**Recorded data**.
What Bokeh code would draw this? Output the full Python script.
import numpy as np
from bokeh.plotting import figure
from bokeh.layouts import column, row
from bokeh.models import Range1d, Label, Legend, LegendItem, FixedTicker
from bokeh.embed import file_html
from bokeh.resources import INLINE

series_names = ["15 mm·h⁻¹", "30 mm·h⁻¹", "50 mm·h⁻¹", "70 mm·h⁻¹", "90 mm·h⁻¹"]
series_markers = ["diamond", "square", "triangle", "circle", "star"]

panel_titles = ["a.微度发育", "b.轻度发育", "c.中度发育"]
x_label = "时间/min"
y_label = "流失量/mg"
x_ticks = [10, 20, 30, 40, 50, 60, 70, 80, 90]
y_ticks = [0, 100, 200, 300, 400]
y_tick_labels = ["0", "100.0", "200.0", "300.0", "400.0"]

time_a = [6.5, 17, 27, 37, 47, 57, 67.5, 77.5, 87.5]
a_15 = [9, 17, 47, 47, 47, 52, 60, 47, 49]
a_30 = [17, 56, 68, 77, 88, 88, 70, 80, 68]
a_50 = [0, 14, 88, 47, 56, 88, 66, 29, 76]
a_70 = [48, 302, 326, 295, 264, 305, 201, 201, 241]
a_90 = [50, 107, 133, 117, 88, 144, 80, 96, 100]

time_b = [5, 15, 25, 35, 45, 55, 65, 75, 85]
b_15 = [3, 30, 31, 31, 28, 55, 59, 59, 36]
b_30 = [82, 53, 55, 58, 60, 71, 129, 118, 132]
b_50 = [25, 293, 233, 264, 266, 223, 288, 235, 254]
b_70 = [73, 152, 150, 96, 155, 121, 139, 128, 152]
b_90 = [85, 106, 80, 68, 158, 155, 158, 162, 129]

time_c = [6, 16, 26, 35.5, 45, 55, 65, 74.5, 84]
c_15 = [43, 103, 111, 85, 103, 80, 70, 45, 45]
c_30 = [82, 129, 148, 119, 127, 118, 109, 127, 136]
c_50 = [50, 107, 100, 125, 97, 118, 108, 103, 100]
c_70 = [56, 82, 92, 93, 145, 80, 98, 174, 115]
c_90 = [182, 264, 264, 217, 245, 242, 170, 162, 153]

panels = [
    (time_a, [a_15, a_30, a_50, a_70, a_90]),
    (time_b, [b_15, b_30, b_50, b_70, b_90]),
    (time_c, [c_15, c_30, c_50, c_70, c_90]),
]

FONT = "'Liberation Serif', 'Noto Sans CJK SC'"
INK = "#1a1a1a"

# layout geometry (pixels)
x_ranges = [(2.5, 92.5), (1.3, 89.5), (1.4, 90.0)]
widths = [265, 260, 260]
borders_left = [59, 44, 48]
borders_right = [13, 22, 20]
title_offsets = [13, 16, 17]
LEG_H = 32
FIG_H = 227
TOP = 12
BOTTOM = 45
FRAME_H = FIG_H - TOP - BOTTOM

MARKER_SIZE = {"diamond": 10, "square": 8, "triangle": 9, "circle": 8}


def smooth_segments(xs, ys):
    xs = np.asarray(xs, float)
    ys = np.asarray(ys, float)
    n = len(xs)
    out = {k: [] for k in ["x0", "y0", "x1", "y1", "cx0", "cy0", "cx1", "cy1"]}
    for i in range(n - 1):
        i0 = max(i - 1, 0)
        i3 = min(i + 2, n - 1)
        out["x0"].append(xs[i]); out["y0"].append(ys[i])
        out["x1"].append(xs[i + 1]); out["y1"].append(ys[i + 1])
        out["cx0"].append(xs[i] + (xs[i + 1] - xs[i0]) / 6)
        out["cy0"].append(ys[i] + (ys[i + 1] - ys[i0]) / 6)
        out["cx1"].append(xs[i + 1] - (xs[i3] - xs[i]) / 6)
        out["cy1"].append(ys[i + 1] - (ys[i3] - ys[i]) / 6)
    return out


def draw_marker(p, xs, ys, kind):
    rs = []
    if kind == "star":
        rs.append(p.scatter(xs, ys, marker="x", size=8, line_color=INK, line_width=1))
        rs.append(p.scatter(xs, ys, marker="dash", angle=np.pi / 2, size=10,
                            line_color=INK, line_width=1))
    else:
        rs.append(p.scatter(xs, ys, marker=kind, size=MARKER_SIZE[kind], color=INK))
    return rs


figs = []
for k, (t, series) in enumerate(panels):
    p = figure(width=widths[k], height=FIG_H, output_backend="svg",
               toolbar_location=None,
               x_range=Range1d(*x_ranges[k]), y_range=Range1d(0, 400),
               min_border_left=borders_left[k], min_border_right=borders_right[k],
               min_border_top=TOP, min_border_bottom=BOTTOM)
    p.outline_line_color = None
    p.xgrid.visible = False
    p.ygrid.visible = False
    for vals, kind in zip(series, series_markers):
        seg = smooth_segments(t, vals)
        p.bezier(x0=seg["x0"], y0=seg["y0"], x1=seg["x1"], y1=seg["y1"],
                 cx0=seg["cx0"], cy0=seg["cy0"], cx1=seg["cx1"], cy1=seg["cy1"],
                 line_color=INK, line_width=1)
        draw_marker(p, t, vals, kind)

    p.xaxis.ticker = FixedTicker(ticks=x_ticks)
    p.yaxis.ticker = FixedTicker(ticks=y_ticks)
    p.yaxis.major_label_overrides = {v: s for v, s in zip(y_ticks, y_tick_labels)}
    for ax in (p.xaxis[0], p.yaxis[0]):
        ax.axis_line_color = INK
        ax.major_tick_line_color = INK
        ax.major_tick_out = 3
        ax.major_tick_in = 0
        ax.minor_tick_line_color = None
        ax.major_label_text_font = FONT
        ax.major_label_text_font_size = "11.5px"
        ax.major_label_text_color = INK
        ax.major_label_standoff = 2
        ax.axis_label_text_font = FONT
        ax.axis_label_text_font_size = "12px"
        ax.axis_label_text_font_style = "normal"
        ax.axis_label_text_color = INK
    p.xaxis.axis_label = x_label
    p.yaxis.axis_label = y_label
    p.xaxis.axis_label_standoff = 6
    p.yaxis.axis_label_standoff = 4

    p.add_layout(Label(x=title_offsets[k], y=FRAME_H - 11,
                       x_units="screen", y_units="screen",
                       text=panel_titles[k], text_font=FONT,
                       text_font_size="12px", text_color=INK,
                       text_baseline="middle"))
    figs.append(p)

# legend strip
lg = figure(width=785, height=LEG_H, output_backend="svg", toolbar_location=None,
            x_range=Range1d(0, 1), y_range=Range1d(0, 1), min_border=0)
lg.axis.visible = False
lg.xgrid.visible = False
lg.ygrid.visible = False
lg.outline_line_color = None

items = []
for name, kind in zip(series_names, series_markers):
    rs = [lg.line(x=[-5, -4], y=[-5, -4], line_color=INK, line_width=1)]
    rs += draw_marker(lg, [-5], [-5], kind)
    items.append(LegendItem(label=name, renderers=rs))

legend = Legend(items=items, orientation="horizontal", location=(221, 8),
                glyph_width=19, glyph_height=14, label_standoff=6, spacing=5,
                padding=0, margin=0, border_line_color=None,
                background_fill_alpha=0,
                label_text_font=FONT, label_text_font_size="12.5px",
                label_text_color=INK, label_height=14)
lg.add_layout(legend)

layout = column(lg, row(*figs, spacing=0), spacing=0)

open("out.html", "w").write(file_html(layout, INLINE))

**What to work on**.
Extract the data in full. Keep it word for word.

**Reply to the task**.
What Bokeh code would draw this? Output the full Python script.
import numpy as np
from bokeh.plotting import figure
from bokeh.layouts import column, row
from bokeh.models import Range1d, Label, Legend, LegendItem, FixedTicker
from bokeh.embed import file_html
from bokeh.resources import INLINE

series_names = ["15 mm·h⁻¹", "30 mm·h⁻¹", "50 mm·h⁻¹", "70 mm·h⁻¹", "90 mm·h⁻¹"]
series_markers = ["diamond", "square", "triangle", "circle", "star"]

panel_titles = ["a.微度发育", "b.轻度发育", "c.中度发育"]
x_label = "时间/min"
y_label = "流失量/mg"
x_ticks = [10, 20, 30, 40, 50, 60, 70, 80, 90]
y_ticks = [0, 100, 200, 300, 400]
y_tick_labels = ["0", "100.0", "200.0", "300.0", "400.0"]

time_a = [6.5, 17, 27, 37, 47, 57, 67.5, 77.5, 87.5]
a_15 = [9, 17, 47, 47, 47, 52, 60, 47, 49]
a_30 = [17, 56, 68, 77, 88, 88, 70, 80, 68]
a_50 = [0, 14, 88, 47, 56, 88, 66, 29, 76]
a_70 = [48, 302, 326, 295, 264, 305, 201, 201, 241]
a_90 = [50, 107, 133, 117, 88, 144, 80, 96, 100]

time_b = [5, 15, 25, 35, 45, 55, 65, 75, 85]
b_15 = [3, 30, 31, 31, 28, 55, 59, 59, 36]
b_30 = [82, 53, 55, 58, 60, 71, 129, 118, 132]
b_50 = [25, 293, 233, 264, 266, 223, 288, 235, 254]
b_70 = [73, 152, 150, 96, 155, 121, 139, 128, 152]
b_90 = [85, 106, 80, 68, 158, 155, 158, 162, 129]

time_c = [6, 16, 26, 35.5, 45, 55, 65, 74.5, 84]
c_15 = [43, 103, 111, 85, 103, 80, 70, 45, 45]
c_30 = [82, 129, 148, 119, 127, 118, 109, 127, 136]
c_50 = [50, 107, 100, 125, 97, 118, 108, 103, 100]
c_70 = [56, 82, 92, 93, 145, 80, 98, 174, 115]
c_90 = [182, 264, 264, 217, 245, 242, 170, 162, 153]

panels = [
    (time_a, [a_15, a_30, a_50, a_70, a_90]),
    (time_b, [b_15, b_30, b_50, b_70, b_90]),
    (time_c, [c_15, c_30, c_50, c_70, c_90]),
]

FONT = "'Liberation Serif', 'Noto Sans CJK SC'"
INK = "#1a1a1a"

# layout geometry (pixels)
x_ranges = [(2.5, 92.5), (1.3, 89.5), (1.4, 90.0)]
widths = [265, 260, 260]
borders_left = [59, 44, 48]
borders_right = [13, 22, 20]
title_offsets = [13, 16, 17]
LEG_H = 32
FIG_H = 227
TOP = 12
BOTTOM = 45
FRAME_H = FIG_H - TOP - BOTTOM

MARKER_SIZE = {"diamond": 10, "square": 8, "triangle": 9, "circle": 8}


def smooth_segments(xs, ys):
    xs = np.asarray(xs, float)
    ys = np.asarray(ys, float)
    n = len(xs)
    out = {k: [] for k in ["x0", "y0", "x1", "y1", "cx0", "cy0", "cx1", "cy1"]}
    for i in range(n - 1):
        i0 = max(i - 1, 0)
        i3 = min(i + 2, n - 1)
        out["x0"].append(xs[i]); out["y0"].append(ys[i])
        out["x1"].append(xs[i + 1]); out["y1"].append(ys[i + 1])
        out["cx0"].append(xs[i] + (xs[i + 1] - xs[i0]) / 6)
        out["cy0"].append(ys[i] + (ys[i + 1] - ys[i0]) / 6)
        out["cx1"].append(xs[i + 1] - (xs[i3] - xs[i]) / 6)
        out["cy1"].append(ys[i + 1] - (ys[i3] - ys[i]) / 6)
    return out


def draw_marker(p, xs, ys, kind):
    rs = []
    if kind == "star":
        rs.append(p.scatter(xs, ys, marker="x", size=8, line_color=INK, line_width=1))
        rs.append(p.scatter(xs, ys, marker="dash", angle=np.pi / 2, size=10,
                            line_color=INK, line_width=1))
    else:
        rs.append(p.scatter(xs, ys, marker=kind, size=MARKER_SIZE[kind], color=INK))
    return rs


figs = []
for k, (t, series) in enumerate(panels):
    p = figure(width=widths[k], height=FIG_H, output_backend="svg",
               toolbar_location=None,
               x_range=Range1d(*x_ranges[k]), y_range=Range1d(0, 400),
               min_border_left=borders_left[k], min_border_right=borders_right[k],
               min_border_top=TOP, min_border_bottom=BOTTOM)
    p.outline_line_color = None
    p.xgrid.visible = False
    p.ygrid.visible = False
    for vals, kind in zip(series, series_markers):
        seg = smooth_segments(t, vals)
        p.bezier(x0=seg["x0"], y0=seg["y0"], x1=seg["x1"], y1=seg["y1"],
                 cx0=seg["cx0"], cy0=seg["cy0"], cx1=seg["cx1"], cy1=seg["cy1"],
                 line_color=INK, line_width=1)
        draw_marker(p, t, vals, kind)

    p.xaxis.ticker = FixedTicker(ticks=x_ticks)
    p.yaxis.ticker = FixedTicker(ticks=y_ticks)
    p.yaxis.major_label_overrides = {v: s for v, s in zip(y_ticks, y_tick_labels)}
    for ax in (p.xaxis[0], p.yaxis[0]):
        ax.axis_line_color = INK
        ax.major_tick_line_color = INK
        ax.major_tick_out = 3
        ax.major_tick_in = 0
        ax.minor_tick_line_color = None
        ax.major_label_text_font = FONT
        ax.major_label_text_font_size = "11.5px"
        ax.major_label_text_color = INK
        ax.major_label_standoff = 2
        ax.axis_label_text_font = FONT
        ax.axis_label_text_font_size = "12px"
        ax.axis_label_text_font_style = "normal"
        ax.axis_label_text_color = INK
    p.xaxis.axis_label = x_label
    p.yaxis.axis_label = y_label
    p.xaxis.axis_label_standoff = 6
    p.yaxis.axis_label_standoff = 4

    p.add_layout(Label(x=title_offsets[k], y=FRAME_H - 11,
                       x_units="screen", y_units="screen",
                       text=panel_titles[k], text_font=FONT,
                       text_font_size="12px", text_color=INK,
                       text_baseline="middle"))
    figs.append(p)

# legend strip
lg = figure(width=785, height=LEG_H, output_backend="svg", toolbar_location=None,
            x_range=Range1d(0, 1), y_range=Range1d(0, 1), min_border=0)
lg.axis.visible = False
lg.xgrid.visible = False
lg.ygrid.visible = False
lg.outline_line_color = None

items = []
for name, kind in zip(series_names, series_markers):
    rs = [lg.line(x=[-5, -4], y=[-5, -4], line_color=INK, line_width=1)]
    rs += draw_marker(lg, [-5], [-5], kind)
    items.append(LegendItem(label=name, renderers=rs))

legend = Legend(items=items, orientation="horizontal", location=(221, 8),
                glyph_width=19, glyph_height=14, label_standoff=6, spacing=5,
                padding=0, margin=0, border_line_color=None,
                background_fill_alpha=0,
                label_text_font=FONT, label_text_font_size="12.5px",
                label_text_color=INK, label_height=14)
lg.add_layout(legend)

layout = column(lg, row(*figs, spacing=0), spacing=0)

open("out.html", "w").write(file_html(layout, INLINE))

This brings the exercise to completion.